O risco de que haja desvios do «Caminho» é constante. E por isso Escrivá insiste bastante em que há um único caminho, e que não se deve resistir a obedecer.

  • «Por essa demora, por essa passividade, por essa tua resistência em obedecer, como se ressente o apostolado e como se alegra o inimigo!» (616) «Que bem entendeste a obediência quanto me escrevias: “Obedecer sempre é ser mártir sem morrer”!» (622) «Se a obediência não te dá paz, é que és soberbo.» (620)

A obsessão de que existe um único caminho é fundamental para manter a ovelha no rebanho, e necessita de uma castração contínua, de uma renúncia a tudo o que não é útil para uma finalidade pretensamente sobrenatural.

  • «Tudo o que não te leva a Deus é um estorvo.

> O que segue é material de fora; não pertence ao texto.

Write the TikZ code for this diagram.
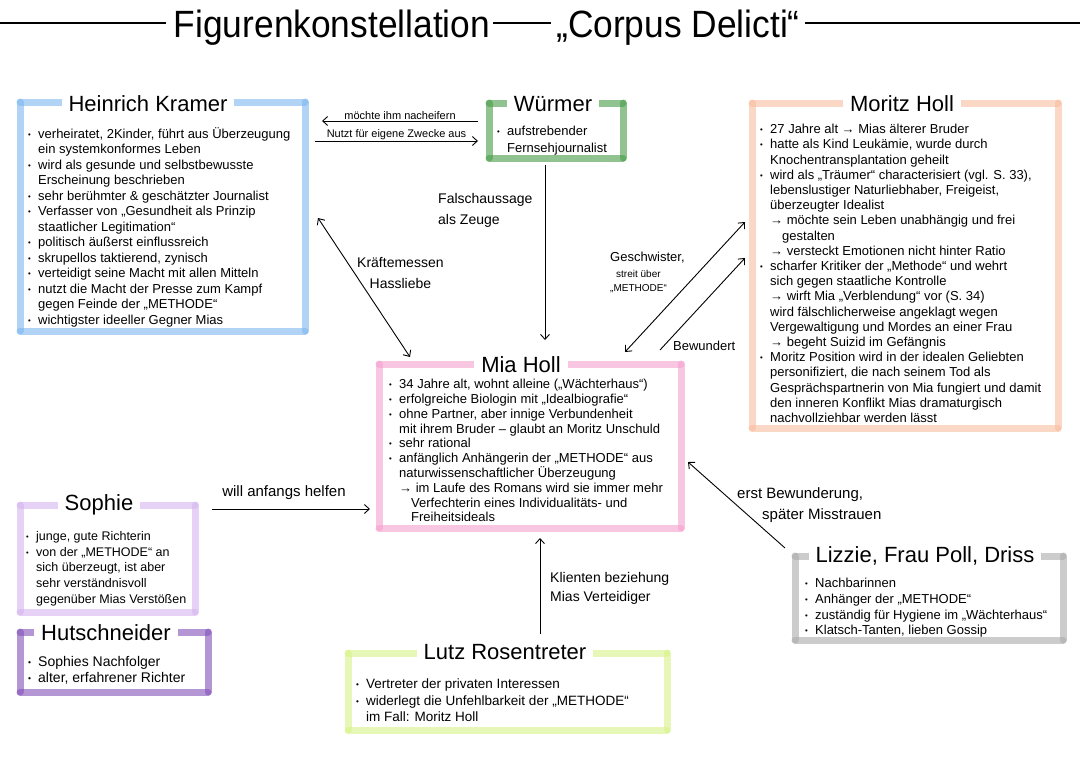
\documentclass[tikz,border=0pt]{standalone}
\usepackage{fontspec}
\setmainfont{Liberation Sans}
\usetikzlibrary{arrows.meta,calc}
\definecolor{cblue}{RGB}{125,182,240}
\definecolor{cgreen}{RGB}{70,155,70}
\definecolor{cpeach}{RGB}{248,188,158}
\definecolor{cpink}{RGB}{245,160,205}
\definecolor{clav}{RGB}{212,180,240}
\definecolor{cpurp}{RGB}{130,80,185}
\definecolor{cgray}{RGB}{170,170,170}
\definecolor{clime}{RGB}{215,242,135}
\newcommand\mybu{\makebox[10pt][l]{\raisebox{1pt}{\scalebox{.6}{•}}}}
\newcommand\myind{\hspace*{10pt}}
\newcommand\myindd{\hspace*{22pt}}
\newcommand\myframe[2]{%
  \draw[#2, line width=7pt, opacity=.6, line cap=round] (#1.north west) -- (#1.north east);
  \draw[#2, line width=7pt, opacity=.6, line cap=round] (#1.north east) -- (#1.south east);
  \draw[#2, line width=7pt, opacity=.6, line cap=round] (#1.south east) -- (#1.south west);
  \draw[#2, line width=7pt, opacity=.6, line cap=round] (#1.south west) -- (#1.north west);
}
\tikzset{
  frm/.style={inner sep=0pt, outer sep=0pt},
  ttl/.style={font=\fontsize{22}{24}\selectfont, fill=white, inner xsep=7pt, inner ysep=2pt},
  body/.style={font=\fontsize{13}{15.5}\selectfont, align=left, anchor=north west, inner sep=0pt},
  lbl/.style={font=\fontsize{14}{21}\selectfont, align=left, inner sep=1pt},
  small/.style={font=\fontsize{11}{13}\selectfont, inner sep=1pt},
  rule/.style={line width=2.5pt},
  arr/.style={line width=0.9pt, -{Straight Barb[length=5pt,width=9pt]}},
  arrb/.style={line width=0.9pt, {Straight Barb[length=5pt,width=9pt]}-{Straight Barb[length=5pt,width=9pt]}},
}
\begin{document}
\begin{tikzpicture}[x=1pt,y=-1pt]
\useasboundingbox (0,0) rectangle (1080,763);

% heading
\node[font=\fontsize{38}{40}\selectfont, inner sep=0pt, anchor=base] (head1) at (332,37) {\scalebox{.93}[1]{Figurenkonstellation}};
\node[font=\fontsize{38}{40}\selectfont, inner sep=0pt, anchor=base] (head2) at (678,37) {\scalebox{.93}[1]{„Corpus Delicti“}};
\coordinate (hl) at (0,23);
\coordinate (hr) at (1080,23);
\draw[rule] (hl) -- ([xshift=-8pt]head1.west |- hl);
\draw[rule] ([xshift=3pt]head1.east |- hl) -- ([xshift=-5pt]head2.west |- hl);
\draw[rule] ([xshift=5pt]head2.east |- hl) -- (hr);

% frames
\node[frm, minimum width=285pt, minimum height=229pt] (kramer) at (162.5,216.5) {};
\node[frm, minimum width=134pt, minimum height=55pt] (wuermer) at (556,130.5) {};
\node[frm, minimum width=306pt, minimum height=325pt] (moritz) at (905,265.5) {};
\node[frm, minimum width=302pt, minimum height=164pt] (mia) at (530,446) {};
\node[frm, minimum width=175pt, minimum height=107pt] (sophie) at (107.5,558.5) {};
\node[frm, minimum width=188pt, minimum height=60pt] (hutsch) at (114,662) {};
\node[frm, minimum width=268pt, minimum height=84pt] (lizzie) at (929,598) {};
\node[frm, minimum width=319pt, minimum height=77pt] (lutz) at (507.5,691.5) {};
\myframe{kramer}{cblue}
\myframe{wuermer}{cgreen}
\myframe{moritz}{cpeach}
\myframe{mia}{cpink}
\myframe{sophie}{clav}
\myframe{hutsch}{cpurp}
\myframe{lizzie}{cgray}
\myframe{lutz}{clime}

% titles
\node[ttl] (kramerT) at (148,104) {Heinrich Kramer};
\node[ttl] (wuermerT) at (553,104) {Würmer};
\node[ttl] (moritzT) at (902,104) {Moritz Holl};
\node[ttl] (miaT) at (521,365) {Mia Holl};
\node[ttl] (sophieT) at (99,505) {Sophie};
\node[ttl] (hutschT) at (106,633) {Hutschneider};
\node[ttl] (lizzieT) at (925,556) {Lizzie, Frau Poll, Driss};
\node[ttl] (lutzT) at (505,652) {Lutz Rosentreter};

% bodies
\node[body] (kramerB) at (28,127) {%
\mybu verheiratet, 2Kinder, führt aus Überzeugung\\
\myind ein systemkonformes Leben\\
\mybu wird als gesunde und selbstbewusste\\
\myind Erscheinung beschrieben\\
\mybu sehr berühmter \& geschätzter Journalist\\
\mybu Verfasser von „Gesundheit als Prinzip\\
\myind staatlicher Legitimation“\\
\mybu politisch äußerst einflussreich\\
\mybu skrupellos taktierend, zynisch\\
\mybu verteidigt seine Macht mit allen Mitteln\\
\mybu nutzt die Macht der Presse zum Kampf\\
\myind gegen Feinde der „METHODE“\\
\mybu wichtigster ideeller Gegner Mias};

\node[body, font=\fontsize{13}{17}\selectfont] (wuermerB) at (497,126) {%
\mybu aufstrebender\\
\myind Fernsehjournalist};

\node[body, font=\fontsize{13}{15.2}\selectfont] (moritzB) at (760,124) {%
\mybu 27 Jahre alt → Mias älterer Bruder\\
\mybu hatte als Kind Leukämie, wurde durch\\
\myind Knochentransplantation geheilt\\
\mybu wird als „Träumer“ characterisiert (vgl. S. 33),\\
\myind lebenslustiger Naturliebhaber, Freigeist,\\
\myind überzeugter Idealist\\
\myind → möchte sein Leben unabhängig und frei\\
\myindd gestalten\\
\myind → versteckt Emotionen nicht hinter Ratio\\
\mybu scharfer Kritiker der „Methode“ und wehrt\\
\myind sich gegen staatliche Kontrolle\\
\myind → wirft Mia „Verblendung“ vor (S. 34)\\
\myind wird fälschlicherweise angeklagt wegen\\
\myind Vergewaltigung und Mordes an einer Frau\\
\myind → begeht Suizid im Gefängnis\\
\mybu Moritz Position wird in der idealen Geliebten\\
\myind personifiziert, die nach seinem Tod als\\
\myind Gesprächspartnerin von Mia fungiert und damit\\
\myind den inneren Konflikt Mias dramaturgisch\\
\myind nachvollziehbar werden lässt};

\node[body, font=\fontsize{13}{14.8}\selectfont] (miaB) at (389,379) {%
\mybu 34 Jahre alt, wohnt alleine („Wächterhaus“)\\
\mybu erfolgreiche Biologin mit „Idealbiografie“\\
\mybu ohne Partner, aber innige Verbundenheit\\
\myind mit ihrem Bruder – glaubt an Moritz Unschuld\\
\mybu sehr rational\\
\mybu anfänglich Anhängerin der „METHODE“ aus\\
\myind naturwissenschaftlicher Überzeugung\\
\myind → im Laufe des Romans wird sie immer mehr\\
\myindd Verfechterin eines Individualitäts- und\\
\myindd Freiheitsideals};

\node[body, font=\fontsize{12.5}{15.8}\selectfont] (sophieB) at (26,531) {%
\mybu junge, gute Richterin\\
\mybu von der „METHODE“ an\\
\myind sich überzeugt, ist aber\\
\myind sehr verständnisvoll\\
\myind gegenüber Mias Verstößen};

\node[body, font=\fontsize{14}{16}\selectfont] (hutschB) at (28,656) {%
\mybu Sophies Nachfolger\\
\mybu alter, erfahrener Richter};

\node[body, font=\fontsize{13}{15.7}\selectfont] (lizzieB) at (805,578) {%
\mybu Nachbarinnen\\
\mybu Anhänger der „METHODE“\\
\mybu zuständig für Hygiene im „Wächterhaus“\\
\mybu Klatsch-Tanten, lieben Gossip};

\node[body, font=\fontsize{13.5}{16.5}\selectfont] (lutzB) at (356,679) {%
\mybu Vertreter der privaten Interessen\\
\mybu widerlegt die Unfehlbarkeit der „METHODE“\\
\myind im Fall: Moritz Holl};

% connectors
\draw[arr] ($(wuermer.north west)+(-11,18)$) -- ($(kramer.north east)+(17,19)$)
  node[small, midway, above=0pt] (l1) {möchte ihm nacheifern};
\draw[arr] ($(kramer.north east)+(10,39)$) -- ($(wuermer.north west)+(-11,38)$)
  node[small, midway, above=0pt] (l2) {Nutzt für eigene Zwecke aus};
\draw[arr] ($(wuermer.south)+(-11,7)$) -- ($(mia.north)+(15,-24)$);
\node[lbl, anchor=west] (l3) at (437,210) {Falschaussage\\als Zeuge};
\draw[arrb] ($(kramer.east)+(13,1.5)$) -- ($(mia.north west)+(31,-7)$);
\node[lbl, anchor=west, align=center] (l4) at (356,273) {Kräftemessen\\Hassliebe};
\draw[arrb] ($(mia.north east)+(-56,-12)$) -- ($(moritz.west)+(-7,-43.5)$);
\node[inner sep=0pt, anchor=north west, align=left, font=\fontsize{10}{18}\selectfont] (l5) at (610,252)
  {{\fontsize{13}{15}\selectfont Geschwister,}\\[-2pt] \hspace*{6pt}streit über\\[-4pt] „METHODE“};
\draw[arr] ($(mia.north east)+(-21,-14)$) -- ($(moritz.west)+(-7,-7.5)$);
\node[lbl, anchor=west, font=\fontsize{13}{15}\selectfont] (l6) at (672,346) {Bewundert};
\draw[arr] ($(sophie.north east)+(17,4)$) -- ($(mia.south west)+(-9,-19)$);
\node[lbl, font=\fontsize{15}{18}\selectfont] (l7) at (284,493) {will anfangs helfen};
\draw[arr] ($(lizzie.north west)+(-10,-8)$) -- ($(mia.east)+(7,16)$);
\node[lbl, anchor=west, font=\fontsize{15}{21}\selectfont] (l8) at (736,505) {erst Bewunderung,\\\hspace*{25pt}später Misstrauen};
\draw[arr] ($(lutz.north)+(32.5,-19)$) -- ($(mia.south)+(10,10)$);
\node[lbl, anchor=west, font=\fontsize{14}{19}\selectfont] (l9) at (549,588) {Klienten beziehung\\Mias Verteidiger};
\end{tikzpicture}
\end{document}
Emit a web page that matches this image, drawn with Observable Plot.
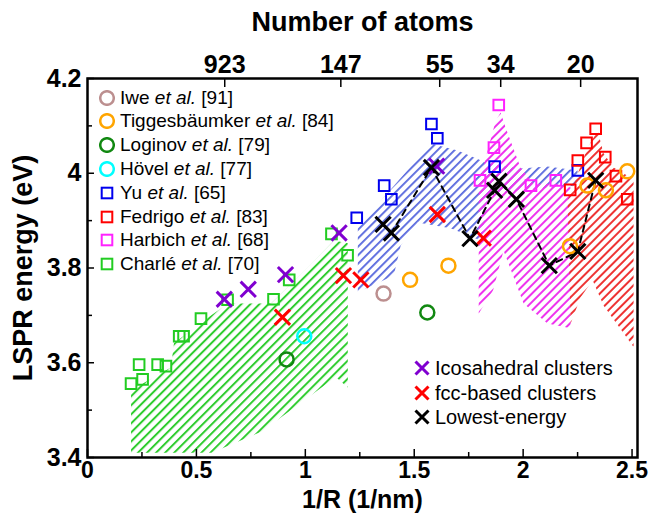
<!DOCTYPE html>
<html><head><meta charset="utf-8">
<script src="https://cdn.jsdelivr.net/npm/d3@7"></script>
<script src="https://cdn.jsdelivr.net/npm/@observablehq/plot@0.6"></script>
<style>
body{margin:0;background:#fff;}
#wrap{position:relative;width:651px;height:515px;overflow:hidden;}
.lg{position:absolute;font-family:"Liberation Sans",Arial,sans-serif;font-size:19px;color:#000;white-space:nowrap;line-height:24px;height:24px;}
.lg svg{position:absolute;left:-21px;top:4px;}
.lg i{font-style:italic;}
</style></head>
<body><div id="wrap"></div>
<script>
// ---- Experimental data ----
const iweX = [1.359];
const iweY = [3.746];
const tiggesX = [1.481, 1.657, 2.215, 2.295, 2.380, 2.478];
const tiggesY = [3.775, 3.805, 3.846, 3.974, 3.964, 4.004];
const loginovX = [0.914, 1.560];
const loginovY = [3.607, 3.706];
const hovelX = [0.995];
const hovelY = [3.656];
const yuX = [1.236, 1.362, 1.395, 1.579, 1.606, 1.869, 2.251];
const yuY = [3.906, 3.974, 3.945, 4.104, 4.074, 4.014, 4.006];
const fedrigoX = [2.333, 2.291, 2.251, 2.377, 2.216, 2.426, 2.478];
const fedrigoY = [4.094, 4.064, 4.027, 4.034, 3.965, 3.994, 3.945];
const harbichX = [1.888, 1.866, 1.802, 2.036, 2.150];
const harbichY = [4.144, 4.054, 3.985, 3.974, 3.985];
const charleX = [0.200, 0.253, 0.237, 0.322, 0.360, 0.421, 0.441, 0.521, 0.643, 0.854, 0.926, 1.120, 1.194];
const charleY = [3.556, 3.565, 3.596, 3.596, 3.593, 3.656, 3.656, 3.693, 3.733, 3.734, 3.775, 3.872, 3.827];
// ---- Computed clusters ----
const icoX = [0.628, 0.738, 0.909, 1.155, 1.603];
const icoY = [3.734, 3.755, 3.786, 3.874, 4.015];
const fccX = [0.895, 1.175, 1.255, 1.606, 1.817];
const fccY = [3.696, 3.784, 3.775, 3.913, 3.863];
const lowestX = [1.357, 1.395, 1.579, 1.756, 1.869, 1.889, 1.969, 2.120, 2.251, 2.333];
const lowestY = [3.892, 3.874, 4.012, 3.862, 3.964, 3.983, 3.945, 3.805, 3.835, 3.985];
// ---- Hatched ranges ----
const greenHatchX = [0.200, 0.383, 0.397, 0.534, 0.645, 0.842, 1.011, 1.131, 1.195, 1.195, 1.140, 0.800, 0.570, 0.200];
const greenHatchY = [3.542, 3.590, 3.641, 3.689, 3.725, 3.725, 3.801, 3.858, 3.852, 3.548, 3.570, 3.455, 3.410, 3.410];
const blueHatchX = [1.241, 1.576, 1.699, 1.837, 1.988, 2.112, 2.250, 2.250, 1.988, 1.851, 1.805, 1.667, 1.516, 1.438, 1.406, 1.241];
const blueHatchY = [3.886, 4.063, 4.048, 4.021, 4.010, 4.014, 4.006, 3.974, 3.964, 3.959, 3.858, 3.884, 3.896, 3.848, 3.784, 3.749];
const magentaHatchX = [1.796, 1.796, 1.874, 1.897, 1.919, 1.988, 2.048, 2.158, 2.218, 2.218, 2.112, 2.002, 1.910, 1.862];
const magentaHatchY = [3.704, 3.978, 4.111, 4.128, 4.097, 4.012, 3.978, 3.978, 3.970, 3.673, 3.683, 3.725, 3.837, 3.753];
const redHatchX = [2.218, 2.204, 2.296, 2.342, 2.369, 2.415, 2.493, 2.507, 2.507, 2.369, 2.319, 2.264];
const redHatchY = [3.683, 3.943, 4.054, 4.090, 4.042, 4.012, 3.991, 3.991, 3.633, 3.721, 3.774, 3.738];
// ---- Axes ----
const xMajorTicks = [0, 0.5, 1, 1.5, 2, 2.5];
const xMajorLabels = ["0", "0.5", "1", "1.5", "2", "2.5"];
const xMinorTicks = [0.25, 0.75, 1.25, 1.75, 2.25];
const yMajorTicks = [3.4, 3.6, 3.8, 4.0, 4.2];
const yMajorLabels = ["3.4", "3.6", "3.8", "4", "4.2"];
const yMinorTicks = [3.5, 3.7, 3.9, 4.1];
const atomsTicks = [0.630, 1.163, 1.617, 1.897, 2.264];
const atomsLabels = ["923", "147", "55", "34", "20"];

const FONT = '"Liberation Sans", Arial, sans-serif';
const idx = a => d3.range(a.length);
const xLab = new Map(xMajorTicks.map((t, i) => [t, xMajorLabels[i]]));
const yLab = new Map(yMajorTicks.map((t, i) => [t, yMajorLabels[i]]));
const aLab = new Map(atomsTicks.map((t, i) => [t, atomsLabels[i]]));

const hatches = [
  {id: "hg", color: "#2fcc2f", w: 2, gap: 6.4, X: greenHatchX, Y: greenHatchY},
  {id: "hb", color: "#5566dd", w: 1.8, gap: 6, X: blueHatchX, Y: blueHatchY},
  {id: "hm", color: "#ee33ee", w: 2, gap: 6, X: magentaHatchX, Y: magentaHatchY},
  {id: "hr", color: "#ee3333", w: 2, gap: 6, X: redHatchX, Y: redHatchY}
];

function pts(X, Y, sym, r, color, sw) {
  return Plot.dot(idx(X), {x: i => X[i], y: i => Y[i], symbol: sym, r, stroke: color, strokeWidth: sw, fill: "none"});
}

const chart = Plot.plot({
  width: 651, height: 515,
  marginLeft: 87, marginRight: 14, marginTop: 78, marginBottom: 58,
  style: {fontFamily: FONT, background: "#fff", color: "#000"},
  x: {domain: [0, 2.525]},
  y: {domain: [3.4, 4.2]},
  marks: [
    ...hatches.map(h => Plot.line(idx(h.X), {x: i => h.X[i], y: i => h.Y[i], curve: "linear-closed", fill: `url(#${h.id})`, stroke: "none"})),
    Plot.line(idx(lowestX), {x: i => lowestX[i], y: i => lowestY[i], stroke: "black", strokeWidth: 2, strokeDasharray: "6,5"}),
    pts(charleX, charleY, "square", 6, "#22cc22", 2),
    pts(yuX, yuY, "square", 6, "#0000ee", 2),
    pts(fedrigoX, fedrigoY, "square", 6, "#ff0000", 2),
    pts(harbichX, harbichY, "square", 6, "#ff22ff", 2),
    pts(iweX, iweY, "circle", 7, "#bc8f8f", 2.5),
    pts(tiggesX, tiggesY, "circle", 7, "#ffa500", 2.5),
    pts(loginovX, loginovY, "circle", 7, "#118811", 2.5),
    pts(hovelX, hovelY, "circle", 7, "#00ffff", 2.5),
    pts(icoX, icoY, "times", 7, "#8000d0", 3),
    pts(fccX, fccY, "times", 7, "#ff0000", 3),
    pts(lowestX, lowestY, "times", 7, "#000000", 3),
    Plot.frame({stroke: "black", strokeWidth: 2.5}),
    // bottom axis
    Plot.axisX(xMinorTicks, {anchor: "bottom", tickSize: 5, dy: -5, fill: "none", label: null, strokeWidth: 1.5}),
    Plot.axisX(xMajorTicks, {anchor: "bottom", tickSize: 8, dy: -8, fill: "none", label: null, strokeWidth: 1.5}),
    Plot.axisX(xMajorTicks, {anchor: "bottom", tickSize: 0, tickPadding: 4, tickFormat: d => xLab.get(d), label: null, fontSize: 23, fontWeight: "bold"}),
    // top axis
    Plot.axisX(atomsTicks, {anchor: "top", tickSize: 8, dy: 8, fill: "none", label: null, strokeWidth: 1.5}),
    Plot.axisX(atomsTicks, {anchor: "top", tickSize: 0, tickPadding: 6, tickFormat: d => aLab.get(d), label: null, fontSize: 25, fontWeight: "bold"}),
    // left axis
    Plot.axisY(yMinorTicks, {anchor: "left", tickSize: 5, dx: 5, fill: "none", label: null, strokeWidth: 1.5}),
    Plot.axisY(yMajorTicks, {anchor: "left", tickSize: 7, dx: 7, fill: "none", label: null, strokeWidth: 1.5}),
    Plot.axisY(yMajorTicks, {anchor: "left", tickSize: 0, tickPadding: 6, tickFormat: d => yLab.get(d), label: null, fontSize: 25, fontWeight: "bold"}),
    // titles
    Plot.text(["Number of atoms"], {frameAnchor: "top", dy: -56, textAnchor: "middle", lineAnchor: "middle", fontSize: 27, fontWeight: "bold"}),
    Plot.text(["1/R (1/nm)"], {frameAnchor: "bottom", dy: 42, textAnchor: "middle", lineAnchor: "middle", fontSize: 25, fontWeight: "bold"}),
    Plot.text(["LSPR energy (eV)"], {frameAnchor: "left", dx: -64, rotate: -90, textAnchor: "middle", lineAnchor: "middle", fontSize: 27, fontWeight: "bold"})
  ]
});

const NS = "http://www.w3.org/2000/svg";
const svgEl = chart.tagName.toLowerCase() === "svg" ? chart : chart.querySelector("svg");
const defs = document.createElementNS(NS, "defs");
defs.innerHTML = hatches.map(h =>
  `<pattern id="${h.id}" patternUnits="userSpaceOnUse" width="${h.gap}" height="${h.gap}" patternTransform="rotate(-45)">` +
  `<rect x="0" y="0" width="${h.gap}" height="${h.w}" fill="${h.color}"/></pattern>`).join("");
svgEl.insertBefore(defs, svgEl.firstChild);

const wrap = document.getElementById("wrap");
wrap.appendChild(chart);

// ---- Legends (HTML overlay) ----
const legendSeries = [
  {name: "Iwe", ref: "[91]", sym: "circle", color: "#bc8f8f"},
  {name: "Tiggesbäumker", ref: "[84]", sym: "circle", color: "#ffa500"},
  {name: "Loginov", ref: "[79]", sym: "circle", color: "#118811"},
  {name: "Hövel", ref: "[77]", sym: "circle", color: "#00ffff"},
  {name: "Yu", ref: "[65]", sym: "square", color: "#0000ee"},
  {name: "Fedrigo", ref: "[83]", sym: "square", color: "#ff0000"},
  {name: "Harbich", ref: "[68]", sym: "square", color: "#ff22ff"},
  {name: "Charlé", ref: "[70]", sym: "square", color: "#22cc22"}
];
const clusterLegend = [
  {name: "Icosahedral clusters", color: "#8000d0"},
  {name: "fcc-based clusters", color: "#ff0000"},
  {name: "Lowest-energy", color: "#000000"}
];
function icon(sym, color) {
  if (sym === "circle") return `<svg width="16" height="16"><circle cx="8" cy="8" r="6.8" fill="none" stroke="${color}" stroke-width="2.5"/></svg>`;
  if (sym === "square") return `<svg width="16" height="16"><rect x="2.7" y="2.7" width="10.6" height="10.6" fill="none" stroke="${color}" stroke-width="2"/></svg>`;
  return `<svg width="16" height="16"><path d="M1.5,1.5L14.5,14.5M1.5,14.5L14.5,1.5" stroke="${color}" stroke-width="3"/></svg>`;
}
legendSeries.forEach((s, i) => {
  const d = document.createElement("div");
  d.className = "lg";
  d.style.left = "120px";
  d.style.top = (97.5 + i * 23.8 - 12) + "px";
  d.innerHTML = icon(s.sym, s.color) + `${s.name} <i>et al.</i> ${s.ref}`;
  wrap.appendChild(d);
});
clusterLegend.forEach((s, i) => {
  const d = document.createElement("div");
  d.className = "lg";
  d.style.left = "435px";
  d.style.fontSize = "20px";
  d.style.top = (368 + i * 24.5 - 12) + "px";
  d.innerHTML = icon("times", s.color) + s.name;
  wrap.appendChild(d);
});
</script></body></html>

Arranca-o e atira-o para longe.» (189)

O pensamento de Josemaría Escrivá é genuinamente católico. A mesma procura do sofrimento contra o prazer, a mesma defesa da humilhação contra a dignidade e a mesma imposição da obediência contra a liberdade podem ser encontradas nas encíclicas papais e nas práticas populares, por exemplo em Fátima. Mas o pensamento de Escrivá é o catolicismo exacerbado, exponenciado. E o Opus Dei é uma «seita» no mesmo sentido em que o são a Igreja da Cientologia ou o Templo do Sol, porque a vida dos indivíduos é totalmente colocada ao serviço da organização, com a cenoura enganosa do «sobrenatural» e com o chicote bem real das privações sensoriais.

Repito, como já o fiz dezenas de vezes, que as pessoas devem ser livres de aderir ao Opus Dei. No entanto, os pais católicos têm o direito de saber qual é o tipo de «espiritualidade» que se pratica numa organização para a qual os seus filhos adolescentes podem ser recrutados a partir do colégio privado ou da paróquia. E a sociedade tem o direito de se defender denunciando e criticando. Porque não há democracia sem democratas, nem a liberdade pode durar muito se grande parte dos cidadãos obedecem a uma organização autoritária e totalitária.